-------- PROVIDED DATA

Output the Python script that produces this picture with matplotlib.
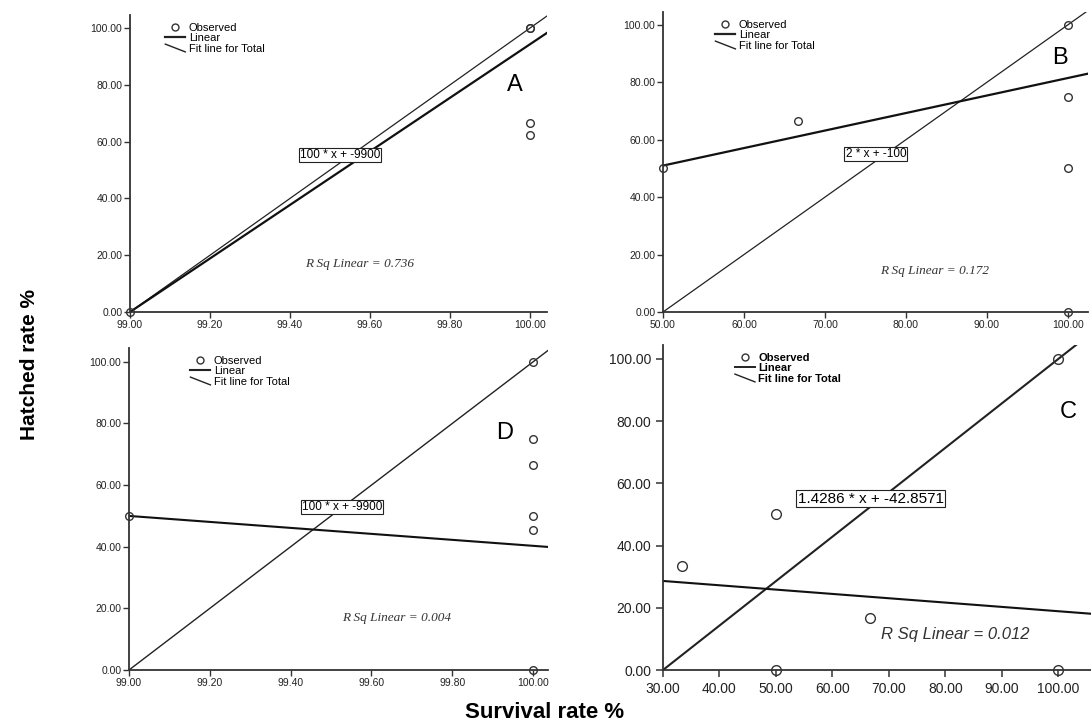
import matplotlib.pyplot as plt
from matplotlib.lines import Line2D
from matplotlib.legend_handler import HandlerBase

# --- data ---
# panel A
xA = [99.0, 100.0, 100.0, 100.0, 100.0]
yA = [0.0, 100.0, 100.0, 66.67, 62.5]
refA = (100.0, -9900.0)       # slope, intercept
fitA = (94.3, -9335.7)
# panel B
xB = [50.0, 66.67, 100.0, 100.0, 100.0, 100.0]
yB = [50.0, 66.67, 100.0, 75.0, 50.0, 0.0]
refB = (2.0, -100.0)
fitB = (0.61, 20.5)
# panel D
xD = [99.0, 100.0, 100.0, 100.0, 100.0, 100.0, 100.0]
yD = [50.0, 100.0, 75.0, 66.67, 50.0, 45.45, 0.0]
refD = (100.0, -9900.0)
fitD = (-9.7, 1010.3)
# panel C
xC = [33.33, 50.0, 50.0, 66.67, 100.0, 100.0]
yC = [33.33, 50.0, 0.0, 16.67, 100.0, 0.0]
refC = (1.4286, -42.8571)
fitC = (-0.139, 32.8)

eqA, eqB, eqD, eqC = "100 * x + -9900", "2 * x + -100", "100 * x + -9900", "1.4286 * x + -42.8571"
rsqA, rsqB, rsqD, rsqC = "0.736", "0.172", "0.004", "0.012"

ticksA = [99.0, 99.2, 99.4, 99.6, 99.8, 100.0]
ticksB = [50, 60, 70, 80, 90, 100]
ticksC = [30, 40, 50, 60, 70, 80, 90, 100]
yticks = [0, 20, 40, 60, 80, 100]


class SlantHandler(HandlerBase):
    def create_artists(self, legend, orig_handle, xdescent, ydescent,
                       width, height, fontsize, trans):
        ln = Line2D([-xdescent, -xdescent + width], [height, 0], color='#222',
                    lw=orig_handle.get_linewidth(), transform=trans)
        return [ln]


fig = plt.figure(figsize=(10.91, 7.28), dpi=100)
W, H = 1091, 728


def make_ax(l, r, t, b):
    return fig.add_axes([l / W, 1 - b / H, (r - l) / W, (b - t) / H])


def panel(ax, x, y, ref, fit, xlim, ylim, xt, eq, eqpos, rsq, rsqpos, letter, letpos,
          legx, big=False, reflw=0.9, fitlw=1.6):
    ms = 7 if big else 5.5
    ax.plot(x, y, 'o', mfc='none', mec='#333', ms=ms, mew=1.0, clip_on=False, zorder=5)
    ax.axline((0, ref[1]), slope=ref[0], color='#222', lw=reflw)
    ax.axline((0, fit[1]), slope=fit[0], color='#111', lw=fitlw)
    ax.set_xlim(*xlim)
    ax.set_ylim(*ylim)
    ax.set_xticks(xt)
    ax.set_yticks(yticks)
    ax.xaxis.set_major_formatter('{x:.2f}')
    ax.yaxis.set_major_formatter('{x:.2f}')
    for s in ['top', 'right']:
        ax.spines[s].set_visible(False)
    for s in ['left', 'bottom']:
        ax.spines[s].set_color('#333')
        ax.spines[s].set_linewidth(1.3)
    if big:
        ax.tick_params(labelsize=10, length=5, width=1.1, color='#333', labelcolor='#222')
        eqfs, rfs = 11, 12
        rfont = dict(family='Liberation Sans', style='italic')
        legfs = 8
    else:
        ax.tick_params(labelsize=7.5, length=4, width=1.0, color='#333', labelcolor='#222',
                       pad=1.5)
        eqfs, rfs = 8.5, 9.5
        rfont = dict(family='Liberation Serif', style='italic')
        legfs = 8
    for lb in ax.get_xticklabels() + ax.get_yticklabels():
        lb.set_family('Liberation Sans')
    ax.text(*eqpos, eq, fontsize=eqfs, family='Liberation Sans', ha='center', va='center',
            bbox=dict(boxstyle='square,pad=0.1', fc='white', ec='#222', lw=0.8), zorder=6)
    ax.text(*rsqpos, 'R Sq Linear = ' + rsq, fontsize=rfs, ha='center', va='center',
            color='#333', **rfont)
    ax.text(*letpos, letter, fontsize=17, family='Liberation Sans', ha='center', va='center')
    h1 = Line2D([], [], marker='o', ls='none', mfc='none', mec='#333', ms=5)
    h2 = Line2D([], [], color='#222', lw=fitlw if not big else 1.4)
    h3 = Line2D([], [], color='#222', lw=1.0)
    ax.legend([h1, h2, h3], ['Observed', 'Linear', 'Fit line for Total'],
              handler_map={h3: SlantHandler()}, loc='upper left',
              bbox_to_anchor=(legx, 1.0), frameon=False,
              handlelength=1.8, handletextpad=0.3, labelspacing=0.05, borderpad=0.2,
              prop=dict(family='Liberation Sans', size=legfs, weight='bold' if big else 'normal'))


axA = make_ax(130, 547, 15, 312)
panel(axA, xA, yA, refA, fitA, (99.0, 100.0425), (0, 104.6), ticksA, eqA, (99.525, 55.3),
      rsqA, (99.575, 16.9), 'A', (99.962, 80), 0.066)
axB = make_ax(663, 1088, 12, 312)
panel(axB, xB, yB, refB, fitB, (50, 102.5), (0, 104.5), ticksB, eqB, (76.3, 55),
      rsqB, (83.6, 14.3), 'B', (99.0, 88.5), 0.105)
axD = make_ax(129, 548, 348, 670)
panel(axD, xD, yD, refD, fitD, (99.0, 100.037), (0, 104.5), ticksA, eqD, (99.527, 52.9),
      rsqD, (99.663, 16.9), 'D', (99.93, 77), 0.128, reflw=1.0, fitlw=1.5)
axC = make_ax(663, 1091, 345, 670)
panel(axC, xC, yC, refC, fitC, (30, 105.8), (0, 104.5), ticksC, eqC, (66.8, 55),
      rsqC, (81.7, 11.3), 'C', (101.7, 83), 0.15, big=True, reflw=1.5, fitlw=1.5)

fig.text(30 / W, 1 - 365 / H, 'Hatched rate %', rotation=90, ha='center', va='center',
         fontsize=15, fontweight='bold', family='Liberation Sans')
fig.text(545 / W, 1 - 712 / H, 'Survival rate %', ha='center', va='center',
         fontsize=16, fontweight='bold', family='Liberation Sans')

fig.savefig('out.png', dpi=100)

----------------

* [THE EXERCISE]
For the listing above, give the number of lines in which the string "picture" occurs, and nothing else.

* [RESULT]
1